I assume you mean this person:
Yes.
[b]Gary
gjs4262@aol.com
Most striking points are flag blowing
An engineer who apparently knows nothing of inertia?
or this person:
Hadn't seen this one.
donalw@freesurf.ch
So 30 years ago we were landing a vehicles 5 times the weight of a Toyota Land cruiser on the moon ...
Are they making Land Cruisers out of papier-mache these days?
I don't have one of them, but I have a Ford SUV that weighs about 5,800 pounds dry, and that's almost exactly twice the landing weight in lunar gravity of the typical Apollo lunar module.
... and we seem to have problems landing a little craft on Mars today.
Gee, I wonder if there are any differences we could identify? How about, say, an onboard expert human pilot? Let this guy invent a car that can be driven at 200 mph into a garage by delayed remote control and then talk about the comparison.
In engineering terms 30 years ago was prehistoric.
Not really.

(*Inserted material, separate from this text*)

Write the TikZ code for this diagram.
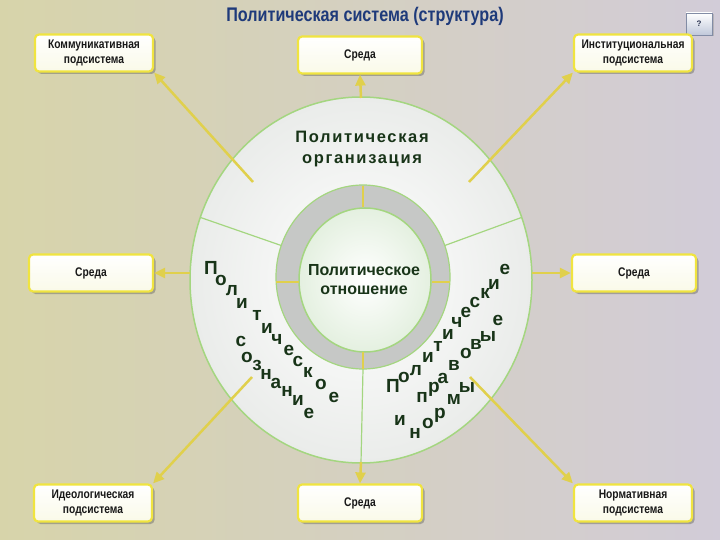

The F-14 Tomcat and the Boeing B-747 were designed almost concurrently with the Apollo lunar module, and we still use that technology. I strongly dispute this opinion.
They had almost zero computing power whatever
Largely irrelevant. The Eiffel Tower is considered an engineering marvel, and it was done without computers at all. The Norden bombsight is an engineering marvel and it wasn't a computer. I used to have in my collection an old artillery trajectory computer from an army tank. It's a simple set of geared knobs and dials. Of course the M-1 Abrams uses very sophisticated techniques for aiming its weapon, but that doesn't mean we couldn't hit targets with knobs and dials.
You can tell this guy must be fairly young. People today can't imagine how we ever got along without our multi-gigahertz computers. Just because we do it with computers today doesn't mean it was impossible without computers. Just because engineering today is inseparable from computer-aided design, computer-aided manufacture, and computer-aided operation doesn't mean we didn't know how to do things before computers.
Besides, at any given point in time people have said that the computing power of yesteryear was practically useless. I can remember when the Intel 386 was going to take computing to a whole new level, and now we use that thing for microcontrollers.
So where was all the money really spent
Well, according to the public books of Grumman, Boeing, North American, and other companies, it was used to buy their hardware.
a link to the NASA page where the originals are held
The "originals" are not on a "page" anywhere. Another indication of relative youth. I'm not trying to rag on the young. But certain young people do rather humorously think they know everything. It's often interesting to hear them tell us how we couldn't do anything before the advent of certain modern conveniences.